= Data provided =

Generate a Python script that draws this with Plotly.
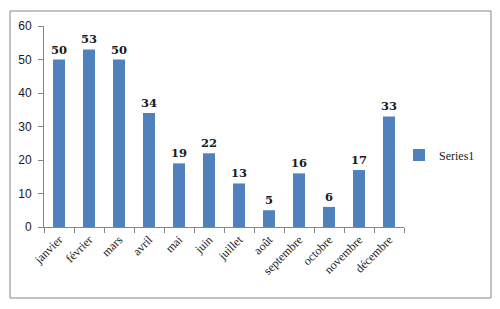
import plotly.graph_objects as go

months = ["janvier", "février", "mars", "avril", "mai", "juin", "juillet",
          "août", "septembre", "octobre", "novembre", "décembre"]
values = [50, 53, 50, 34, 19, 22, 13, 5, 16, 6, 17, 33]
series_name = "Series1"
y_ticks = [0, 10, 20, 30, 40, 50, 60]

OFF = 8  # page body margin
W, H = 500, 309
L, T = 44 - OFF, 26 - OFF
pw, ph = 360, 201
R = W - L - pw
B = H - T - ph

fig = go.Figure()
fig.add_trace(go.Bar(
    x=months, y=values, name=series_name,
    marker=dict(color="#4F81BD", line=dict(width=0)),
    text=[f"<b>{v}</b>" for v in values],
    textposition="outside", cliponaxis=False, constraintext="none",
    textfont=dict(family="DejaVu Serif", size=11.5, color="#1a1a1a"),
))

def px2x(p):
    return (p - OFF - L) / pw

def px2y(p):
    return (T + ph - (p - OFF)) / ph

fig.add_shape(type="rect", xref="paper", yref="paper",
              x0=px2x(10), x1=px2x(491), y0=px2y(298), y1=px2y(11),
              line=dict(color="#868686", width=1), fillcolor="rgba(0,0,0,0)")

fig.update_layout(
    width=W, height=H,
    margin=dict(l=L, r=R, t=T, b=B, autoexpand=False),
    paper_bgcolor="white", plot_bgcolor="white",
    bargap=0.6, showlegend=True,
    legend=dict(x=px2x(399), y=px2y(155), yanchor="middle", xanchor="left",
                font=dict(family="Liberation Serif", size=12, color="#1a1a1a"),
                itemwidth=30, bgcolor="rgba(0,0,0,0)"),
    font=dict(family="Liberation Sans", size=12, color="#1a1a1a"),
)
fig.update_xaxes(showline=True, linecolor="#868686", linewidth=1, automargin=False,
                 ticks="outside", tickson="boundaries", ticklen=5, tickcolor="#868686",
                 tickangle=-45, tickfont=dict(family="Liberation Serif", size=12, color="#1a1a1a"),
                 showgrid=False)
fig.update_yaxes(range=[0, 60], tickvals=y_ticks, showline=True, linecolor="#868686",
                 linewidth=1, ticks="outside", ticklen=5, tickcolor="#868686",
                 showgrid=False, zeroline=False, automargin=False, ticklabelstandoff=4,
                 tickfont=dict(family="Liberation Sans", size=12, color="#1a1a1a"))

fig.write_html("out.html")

= Required work =
Your task is to restate word for word the lines from the top of the data to the line containing "B = H - T - ph", both ends included, with every picture left out.

= Correct response =
Generate a Python script that draws this with Plotly.
import plotly.graph_objects as go

months = ["janvier", "février", "mars", "avril", "mai", "juin", "juillet",
          "août", "septembre", "octobre", "novembre", "décembre"]
values = [50, 53, 50, 34, 19, 22, 13, 5, 16, 6, 17, 33]
series_name = "Series1"
y_ticks = [0, 10, 20, 30, 40, 50, 60]

OFF = 8  # page body margin
W, H = 500, 309
L, T = 44 - OFF, 26 - OFF
pw, ph = 360, 201
R = W - L - pw
B = H - T - ph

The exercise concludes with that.